- Task description
Print the records below exactly, from the line containing "Output the Python" down to the line containing "7000, 8000, 9000]", both lines included, and omit every picture.
===== Listing =====
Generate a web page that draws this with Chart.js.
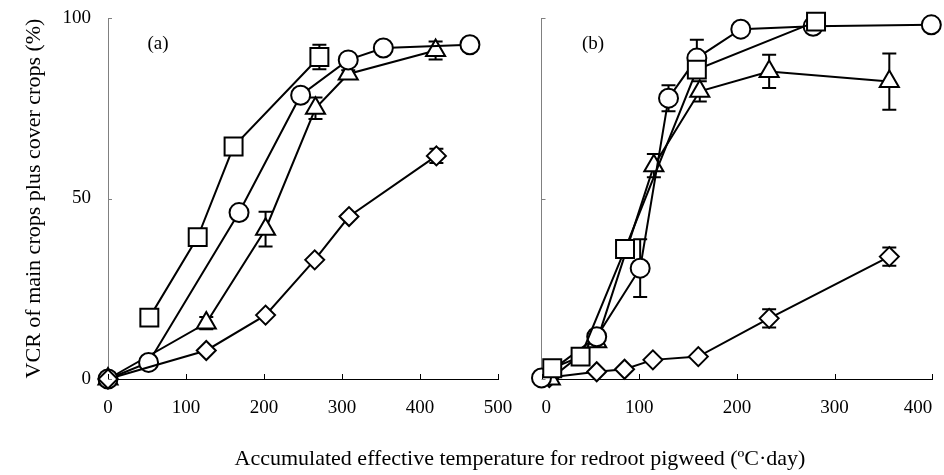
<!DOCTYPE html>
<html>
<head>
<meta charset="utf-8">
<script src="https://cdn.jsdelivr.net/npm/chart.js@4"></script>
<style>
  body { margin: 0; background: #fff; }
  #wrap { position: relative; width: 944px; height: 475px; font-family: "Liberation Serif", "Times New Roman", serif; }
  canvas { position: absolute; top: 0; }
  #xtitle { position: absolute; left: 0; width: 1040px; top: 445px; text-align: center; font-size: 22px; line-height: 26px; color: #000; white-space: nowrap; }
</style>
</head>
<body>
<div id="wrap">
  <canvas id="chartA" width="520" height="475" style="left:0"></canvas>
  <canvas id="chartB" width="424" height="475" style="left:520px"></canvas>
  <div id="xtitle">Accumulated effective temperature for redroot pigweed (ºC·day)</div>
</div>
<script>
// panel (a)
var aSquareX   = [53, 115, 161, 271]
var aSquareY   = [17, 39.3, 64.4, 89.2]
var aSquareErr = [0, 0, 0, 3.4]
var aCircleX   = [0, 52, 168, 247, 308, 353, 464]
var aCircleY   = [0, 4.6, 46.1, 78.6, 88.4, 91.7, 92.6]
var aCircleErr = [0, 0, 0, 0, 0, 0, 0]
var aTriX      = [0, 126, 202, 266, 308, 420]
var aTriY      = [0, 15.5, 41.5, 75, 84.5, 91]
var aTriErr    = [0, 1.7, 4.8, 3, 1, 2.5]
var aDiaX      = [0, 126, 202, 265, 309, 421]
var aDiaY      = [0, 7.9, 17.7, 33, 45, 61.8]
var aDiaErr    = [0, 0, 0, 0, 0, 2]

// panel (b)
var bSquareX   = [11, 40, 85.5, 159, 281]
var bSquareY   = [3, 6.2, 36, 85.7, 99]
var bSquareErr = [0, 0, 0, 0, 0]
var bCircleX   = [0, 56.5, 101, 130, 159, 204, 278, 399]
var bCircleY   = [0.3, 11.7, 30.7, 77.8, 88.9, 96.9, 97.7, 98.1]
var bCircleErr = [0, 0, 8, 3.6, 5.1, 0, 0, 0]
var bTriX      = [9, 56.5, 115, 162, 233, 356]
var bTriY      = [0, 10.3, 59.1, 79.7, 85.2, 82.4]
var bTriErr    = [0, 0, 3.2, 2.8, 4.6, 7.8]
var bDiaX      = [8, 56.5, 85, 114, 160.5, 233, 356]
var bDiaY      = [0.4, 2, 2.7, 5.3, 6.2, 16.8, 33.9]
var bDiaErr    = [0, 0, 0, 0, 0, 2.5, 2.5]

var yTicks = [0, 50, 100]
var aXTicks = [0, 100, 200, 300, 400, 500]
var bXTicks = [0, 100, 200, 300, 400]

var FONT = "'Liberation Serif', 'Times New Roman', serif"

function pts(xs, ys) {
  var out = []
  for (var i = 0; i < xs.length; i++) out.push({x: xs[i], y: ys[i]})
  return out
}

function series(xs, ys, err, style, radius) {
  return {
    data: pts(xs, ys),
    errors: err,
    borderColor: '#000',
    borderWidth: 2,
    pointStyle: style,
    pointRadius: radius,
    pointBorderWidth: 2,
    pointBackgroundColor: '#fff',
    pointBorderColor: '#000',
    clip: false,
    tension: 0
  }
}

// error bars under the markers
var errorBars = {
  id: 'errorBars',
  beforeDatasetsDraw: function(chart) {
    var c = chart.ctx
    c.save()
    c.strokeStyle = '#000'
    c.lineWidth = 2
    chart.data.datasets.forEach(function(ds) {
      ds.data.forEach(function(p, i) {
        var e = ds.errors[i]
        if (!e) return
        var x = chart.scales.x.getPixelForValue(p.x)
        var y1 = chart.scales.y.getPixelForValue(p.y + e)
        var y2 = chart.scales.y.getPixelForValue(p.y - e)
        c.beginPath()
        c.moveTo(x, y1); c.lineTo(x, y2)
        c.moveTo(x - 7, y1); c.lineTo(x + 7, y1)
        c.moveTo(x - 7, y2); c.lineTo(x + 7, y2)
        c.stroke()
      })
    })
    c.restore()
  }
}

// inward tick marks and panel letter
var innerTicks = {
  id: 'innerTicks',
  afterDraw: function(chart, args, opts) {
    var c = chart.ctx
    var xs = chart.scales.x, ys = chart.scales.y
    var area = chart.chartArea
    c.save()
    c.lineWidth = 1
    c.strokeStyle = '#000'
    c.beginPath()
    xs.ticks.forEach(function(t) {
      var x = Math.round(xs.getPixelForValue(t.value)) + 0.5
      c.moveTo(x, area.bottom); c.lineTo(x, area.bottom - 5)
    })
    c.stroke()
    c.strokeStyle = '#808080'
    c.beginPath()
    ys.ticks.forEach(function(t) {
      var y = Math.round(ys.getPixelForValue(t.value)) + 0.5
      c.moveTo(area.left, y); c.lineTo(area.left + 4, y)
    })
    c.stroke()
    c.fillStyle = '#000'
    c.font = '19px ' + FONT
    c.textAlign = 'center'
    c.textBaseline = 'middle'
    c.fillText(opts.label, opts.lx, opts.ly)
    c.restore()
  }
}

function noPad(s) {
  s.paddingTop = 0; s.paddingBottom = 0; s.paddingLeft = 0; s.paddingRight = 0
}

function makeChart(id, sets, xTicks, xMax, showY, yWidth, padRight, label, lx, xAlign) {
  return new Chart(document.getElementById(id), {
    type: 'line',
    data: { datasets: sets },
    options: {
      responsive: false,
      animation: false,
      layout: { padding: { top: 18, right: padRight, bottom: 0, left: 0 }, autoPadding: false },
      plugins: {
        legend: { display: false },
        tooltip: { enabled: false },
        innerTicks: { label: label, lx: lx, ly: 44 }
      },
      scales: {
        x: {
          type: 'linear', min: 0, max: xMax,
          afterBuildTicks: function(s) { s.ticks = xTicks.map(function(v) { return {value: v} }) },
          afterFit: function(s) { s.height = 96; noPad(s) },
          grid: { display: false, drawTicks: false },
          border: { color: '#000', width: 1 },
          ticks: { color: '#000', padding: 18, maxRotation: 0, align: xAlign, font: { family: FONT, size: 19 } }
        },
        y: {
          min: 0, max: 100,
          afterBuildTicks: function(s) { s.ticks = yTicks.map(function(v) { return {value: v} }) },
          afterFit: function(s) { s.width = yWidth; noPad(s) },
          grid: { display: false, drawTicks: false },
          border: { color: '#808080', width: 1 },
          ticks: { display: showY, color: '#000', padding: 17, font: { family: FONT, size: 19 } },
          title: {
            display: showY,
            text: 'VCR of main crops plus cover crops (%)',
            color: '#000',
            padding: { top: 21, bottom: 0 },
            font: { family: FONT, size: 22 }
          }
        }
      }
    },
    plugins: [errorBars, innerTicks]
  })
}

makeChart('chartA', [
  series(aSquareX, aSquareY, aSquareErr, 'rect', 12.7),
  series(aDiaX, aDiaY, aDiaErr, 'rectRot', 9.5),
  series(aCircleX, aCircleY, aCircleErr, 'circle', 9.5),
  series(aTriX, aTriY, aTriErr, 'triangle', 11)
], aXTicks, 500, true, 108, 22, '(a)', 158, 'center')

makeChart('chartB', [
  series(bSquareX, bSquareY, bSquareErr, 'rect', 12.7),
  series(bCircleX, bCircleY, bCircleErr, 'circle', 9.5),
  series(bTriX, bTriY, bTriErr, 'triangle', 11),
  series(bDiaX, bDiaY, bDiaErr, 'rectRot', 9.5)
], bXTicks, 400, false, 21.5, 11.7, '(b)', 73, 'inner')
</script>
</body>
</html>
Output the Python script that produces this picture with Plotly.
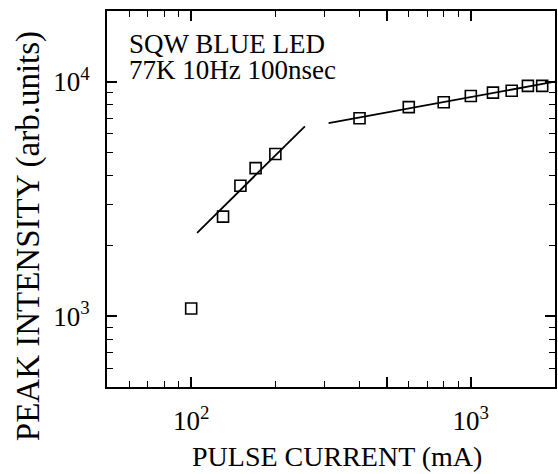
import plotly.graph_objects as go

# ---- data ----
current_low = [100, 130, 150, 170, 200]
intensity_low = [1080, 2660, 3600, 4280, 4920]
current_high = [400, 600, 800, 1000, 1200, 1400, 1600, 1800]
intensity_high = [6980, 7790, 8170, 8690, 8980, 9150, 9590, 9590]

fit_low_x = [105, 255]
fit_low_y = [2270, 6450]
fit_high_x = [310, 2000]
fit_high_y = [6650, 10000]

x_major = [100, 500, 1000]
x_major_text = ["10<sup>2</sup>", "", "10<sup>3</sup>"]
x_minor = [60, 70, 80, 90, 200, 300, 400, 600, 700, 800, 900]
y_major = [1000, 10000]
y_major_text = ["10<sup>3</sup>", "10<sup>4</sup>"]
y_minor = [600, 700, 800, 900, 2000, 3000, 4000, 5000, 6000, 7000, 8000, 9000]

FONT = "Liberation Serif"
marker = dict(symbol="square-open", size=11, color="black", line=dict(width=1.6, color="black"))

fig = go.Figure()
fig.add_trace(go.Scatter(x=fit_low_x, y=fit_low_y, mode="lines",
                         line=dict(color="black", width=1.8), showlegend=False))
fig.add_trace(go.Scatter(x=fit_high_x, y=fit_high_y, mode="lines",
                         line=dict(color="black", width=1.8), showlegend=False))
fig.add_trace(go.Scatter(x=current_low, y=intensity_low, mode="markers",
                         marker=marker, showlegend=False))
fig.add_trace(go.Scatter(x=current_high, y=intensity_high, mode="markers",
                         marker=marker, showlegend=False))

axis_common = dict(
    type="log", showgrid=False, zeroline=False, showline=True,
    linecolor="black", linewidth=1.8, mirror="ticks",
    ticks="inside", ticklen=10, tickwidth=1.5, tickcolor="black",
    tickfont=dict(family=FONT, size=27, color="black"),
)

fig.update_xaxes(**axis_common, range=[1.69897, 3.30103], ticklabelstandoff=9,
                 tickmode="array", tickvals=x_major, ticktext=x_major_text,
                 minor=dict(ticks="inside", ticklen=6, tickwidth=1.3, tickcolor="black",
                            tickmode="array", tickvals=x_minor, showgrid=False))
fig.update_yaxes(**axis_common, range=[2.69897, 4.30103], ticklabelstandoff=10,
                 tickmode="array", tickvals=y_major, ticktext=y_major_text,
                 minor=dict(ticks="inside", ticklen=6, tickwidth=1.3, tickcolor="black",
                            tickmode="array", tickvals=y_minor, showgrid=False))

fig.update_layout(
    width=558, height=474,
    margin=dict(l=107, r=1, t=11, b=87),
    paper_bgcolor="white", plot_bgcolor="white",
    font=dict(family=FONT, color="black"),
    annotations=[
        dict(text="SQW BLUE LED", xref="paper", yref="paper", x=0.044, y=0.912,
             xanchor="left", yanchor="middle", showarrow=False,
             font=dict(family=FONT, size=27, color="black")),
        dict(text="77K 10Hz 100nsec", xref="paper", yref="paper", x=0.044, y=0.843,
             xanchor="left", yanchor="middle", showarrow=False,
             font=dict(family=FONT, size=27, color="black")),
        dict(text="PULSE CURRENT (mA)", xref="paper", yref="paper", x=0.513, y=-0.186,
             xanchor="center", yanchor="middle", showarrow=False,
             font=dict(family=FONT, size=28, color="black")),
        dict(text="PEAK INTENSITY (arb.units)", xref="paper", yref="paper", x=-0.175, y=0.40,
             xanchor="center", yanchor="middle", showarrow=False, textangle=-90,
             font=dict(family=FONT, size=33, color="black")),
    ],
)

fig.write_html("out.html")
=====
- Solution to this problem
Output the Python script that produces this picture with Plotly.
import plotly.graph_objects as go

# ---- data ----
current_low = [100, 130, 150, 170, 200]
intensity_low = [1080, 2660, 3600, 4280, 4920]
current_high = [400, 600, 800, 1000, 1200, 1400, 1600, 1800]
intensity_high = [6980, 7790, 8170, 8690, 8980, 9150, 9590, 9590]

fit_low_x = [105, 255]
fit_low_y = [2270, 6450]
fit_high_x = [310, 2000]
fit_high_y = [6650, 10000]

x_major = [100, 500, 1000]
x_major_text = ["10<sup>2</sup>", "", "10<sup>3</sup>"]
x_minor = [60, 70, 80, 90, 200, 300, 400, 600, 700, 800, 900]
y_major = [1000, 10000]
y_major_text = ["10<sup>3</sup>", "10<sup>4</sup>"]
y_minor = [600, 700, 800, 900, 2000, 3000, 4000, 5000, 6000, 7000, 8000, 9000]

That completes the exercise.